The instruction output unit 218 outputs a fuel instruction indicating the fuel injection amount calculated by the injection amount determination unit 217 to the fuel injection device 125.

<<Operation of Engine Control System>>

FIG. 5 is a flowchart illustrating an operation of the engine control system according to the first embodiment. Hereinafter, the operation of the engine control system will be described with reference to FIGS. 3 to 5.

When the engine 121 starts driving, the measurement value acquisition unit 211 of the engine control system 143 acquires measurement values from the rotation speed sensor 1211, the pressure sensor 1221, and the capacity sensor 1222 (step S1). The operation amount acquisition unit 212 acquires an operation amount of the fuel injection amount control device 1427 (step S2).

Next, the rotation speed determination unit 213 determines a target value of the rotation speed of the engine 121 based on the operation amount of the fuel injection amount control device 1427 acquired in step S2 (step S3). Next, the target torque determination unit 214 determines a target value of the engine torque based on the measurement value Ne of the rotation speed sensor 1211 (step S4). For example, the target torque determination unit 214 calculates a difference between the target value of the rotation speed determined in step S3 and the measurement value Ne of the rotation speed sensor 1211 acquired in step S1 as the rotation deviation. For example, the target torque determination unit 214 calculates a target value of the engine torque by multiplying the rotation deviation by a gain.

Next, the torque estimation unit 215 determines whether or not the rotation speed Ne of the engine 121 is equal to or higher than a predetermined rotation speed threshold value (step S5). The rotation speed threshold value is, for example, 0 or a positive number close to 0. In other words, the torque estimation unit 215 determines whether the engine 121 is rotating. When the rotation speed Ne of the engine 121 is less than the rotation speed threshold value (step S5: NO), the assist determination unit 216 sets the assist torque to 0 (step S11). That is, the assist determination unit 216 determines not to add the assist torque to the target value of the engine torque.

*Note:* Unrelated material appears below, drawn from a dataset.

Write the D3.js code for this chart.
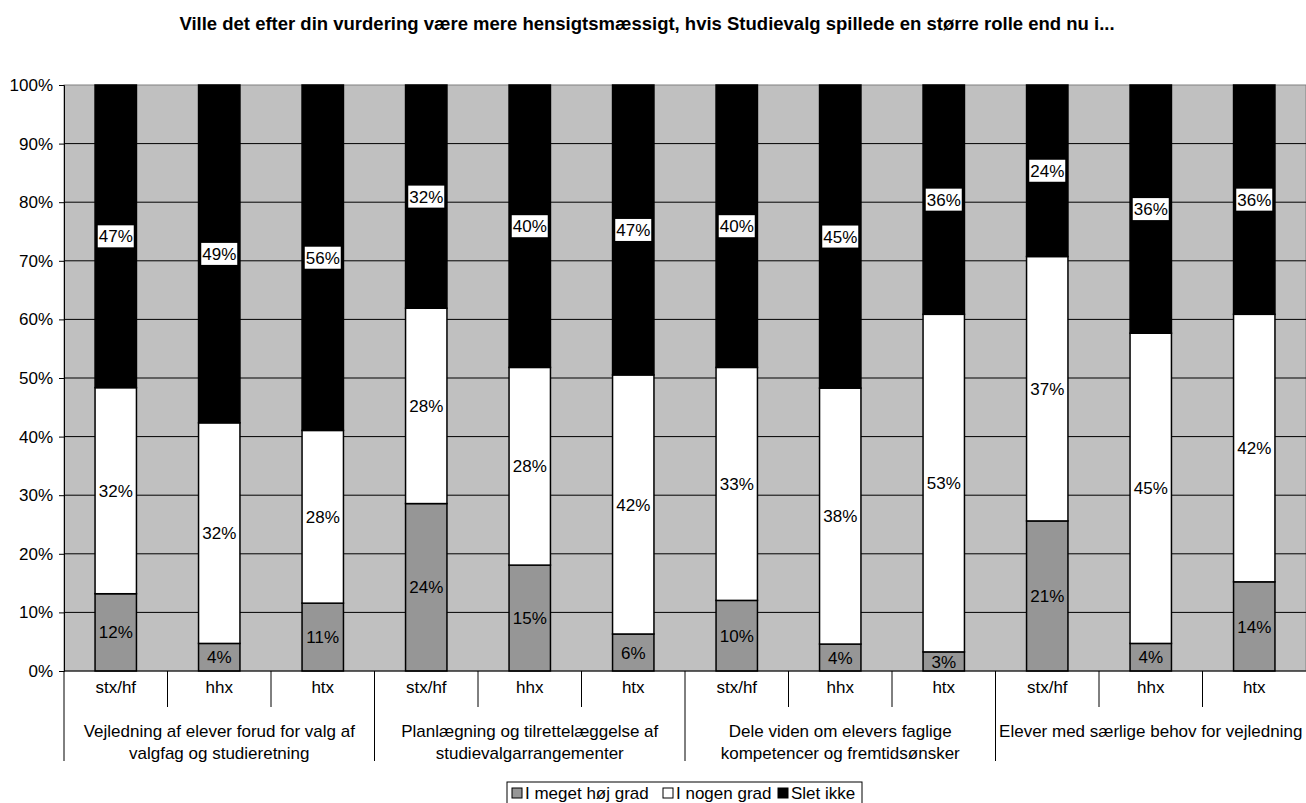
<!DOCTYPE html>
<html>
<head>
<meta charset="utf-8">
<script src="https://cdn.jsdelivr.net/npm/d3@7"></script>
<style>
  body { margin: 0; background: #fff; }
  svg { display: block; font-family: Arial, "Liberation Sans", sans-serif; }
</style>
</head>
<body>
<div id="chart"></div>
<script>
// chart values (label percentages; bars are normalised to 100%)
const groups = [
  ['Vejledning af elever forud for valg af', 'valgfag og studieretning'],
  ['Planlægning og tilrettelæggelse af', 'studievalgarrangementer'],
  ['Dele viden om elevers faglige', 'kompetencer og fremtidsønsker'],
  ['Elever med særlige behov for vejledning']
];
const schools = ['stx/hf', 'hhx', 'htx'];
const seriesNames = ['I meget høj grad', 'I nogen grad', 'Slet ikke'];
const hoej  = [12, 4, 11, 24, 15, 6, 10, 4, 3, 21, 4, 14];
const nogen = [32, 32, 28, 28, 28, 42, 33, 38, 53, 37, 45, 42];
const slet  = [47, 49, 56, 32, 40, 47, 40, 45, 36, 24, 36, 36];
const yTicks = [0, 0.1, 0.2, 0.3, 0.4, 0.5, 0.6, 0.7, 0.8, 0.9, 1];
const title = 'Ville det efter din vurdering være mere hensigtsmæssigt, hvis Studievalg spillede en større rolle end nu i...';

const colors = ['#969696', '#ffffff', '#000000'];
const FS = 17;

const W = 1306, H = 803;
const margin = { left: 64, right: 0, top: 85, bottom: 132 };
const plotW = W - margin.left - margin.right;
const plotH = H - margin.top - margin.bottom;

const rows = hoej.map((v, i) => ({
  key: i,
  school: schools[i % 3],
  group: Math.floor(i / 3),
  s0: v, s1: nogen[i], s2: slet[i]
}));

const stack = d3.stack().keys(['s0', 's1', 's2']).offset(d3.stackOffsetExpand);
const stacked = stack(rows);

const x = d3.scaleBand().domain(rows.map(r => r.key)).range([0, plotW]).paddingInner(0.6).paddingOuter(0.3);
const y = d3.scaleLinear().domain([0, 1]).range([plotH, 0]);

const svg = d3.select('#chart').append('svg').attr('width', W).attr('height', H);

svg.append('text')
  .attr('x', 647).attr('y', 30)
  .attr('text-anchor', 'middle')
  .attr('font-size', 18.5).attr('font-weight', 'bold')
  .text(title);

const g = svg.append('g').attr('transform', `translate(${margin.left},${margin.top})`);

// plot background
g.append('rect').attr('width', plotW).attr('height', plotH)
  .attr('fill', '#c0c0c0').attr('stroke', '#808080').attr('stroke-width', 1);

// gridlines
g.selectAll('.grid').data(yTicks.slice(1, -1)).enter().append('line')
  .attr('x1', 0).attr('x2', plotW)
  .attr('y1', d => y(d)).attr('y2', d => y(d))
  .attr('stroke', '#000').attr('stroke-width', 1);

// y axis
const yAxis = d3.axisLeft(y).tickValues(yTicks).tickFormat(d3.format('.0%')).tickSize(5).tickPadding(6);
const ya = g.append('g').call(yAxis);
ya.select('.domain').attr('stroke', '#000');
ya.selectAll('text').attr('font-size', FS).attr('fill', '#000').attr('font-family', 'Arial, "Liberation Sans", sans-serif');

// bars
const layers = g.selectAll('.layer').data(stacked).enter().append('g')
  .attr('fill', (d, i) => colors[i]);

layers.selectAll('rect').data(d => d).enter().append('rect')
  .attr('x', d => x(d.data.key))
  .attr('width', x.bandwidth())
  .attr('y', d => y(d[1]))
  .attr('height', d => y(d[0]) - y(d[1]))
  .attr('stroke', '#000').attr('stroke-width', 1.5);

// labels
const raw = [hoej, nogen, slet];
stacked.forEach((layer, li) => {
  layer.forEach((d, i) => {
    const cx = x(d.data.key) + x.bandwidth() / 2;
    const cy = y((d[0] + d[1]) / 2);
    const label = raw[li][i] + '%';
    if (li === 2) {
      g.append('rect')
        .attr('x', cx - 18).attr('y', cy - 11)
        .attr('width', 36).attr('height', 22)
        .attr('fill', '#fff');
    }
    g.append('text')
      .attr('x', cx).attr('y', cy)
      .attr('dy', '0.36em')
      .attr('text-anchor', 'middle')
      .attr('font-size', FS)
      .attr('fill', '#000')
      .text(label);
  });
});

// category axis
const step = plotW / rows.length;
const xa = g.append('g').attr('transform', `translate(0,${plotH})`);
xa.append('line').attr('x1', 0).attr('x2', plotW).attr('y1', 0).attr('y2', 0).attr('stroke', '#000');
rows.forEach((r, i) => {
  const isGroupEdge = i % 3 === 0;
  xa.append('line')
    .attr('x1', i * step).attr('x2', i * step)
    .attr('y1', 0).attr('y2', isGroupEdge ? 90 : 36)
    .attr('stroke', '#000');
  xa.append('text')
    .attr('x', x(r.key) + x.bandwidth() / 2).attr('y', 22)
    .attr('text-anchor', 'middle').attr('font-size', FS)
    .text(r.school);
});
groups.forEach((lines, gi) => {
  const cx = (gi * 3 + 1.5) * step;
  lines.forEach((t, li) => {
    xa.append('text')
      .attr('x', cx).attr('y', 66 + li * 22)
      .attr('text-anchor', 'middle').attr('font-size', FS)
      .text(t);
  });
});

// legend
const lg = svg.append('g').attr('transform', 'translate(507,782)');
lg.append('rect').attr('width', 355).attr('height', 26).attr('fill', '#fff').attr('stroke', '#000');
const legendX = [5, 156, 271];
seriesNames.forEach((name, i) => {
  lg.append('rect').attr('x', legendX[i]).attr('y', 6).attr('width', 10).attr('height', 10)
    .attr('fill', colors[i]).attr('stroke', '#000');
  lg.append('text').attr('x', legendX[i] + 13).attr('y', 11).attr('dy', '0.36em')
    .attr('font-size', FS).text(name);
});
</script>
</body>
</html>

On the other hand, when the rotation speed Ne of the engine 121 is equal to or higher than the rotation speed threshold value (step S5: YES), the torque estimation unit 215 estimates the torque efficiency nt and the absorption torque Tc of the hydraulic pump 122 from the measurement values of the pressure sensor 1221 and the capacity sensor 1222 (step S6). The absorption torque Te of the hydraulic pump 122 can be obtained by the following Equation (1), for example.

Te=(q×P)/(2×π×nt)  (1)

q is a measurement value of the capacity sensor 1222. P is a measurement value of the pressure sensor 1221.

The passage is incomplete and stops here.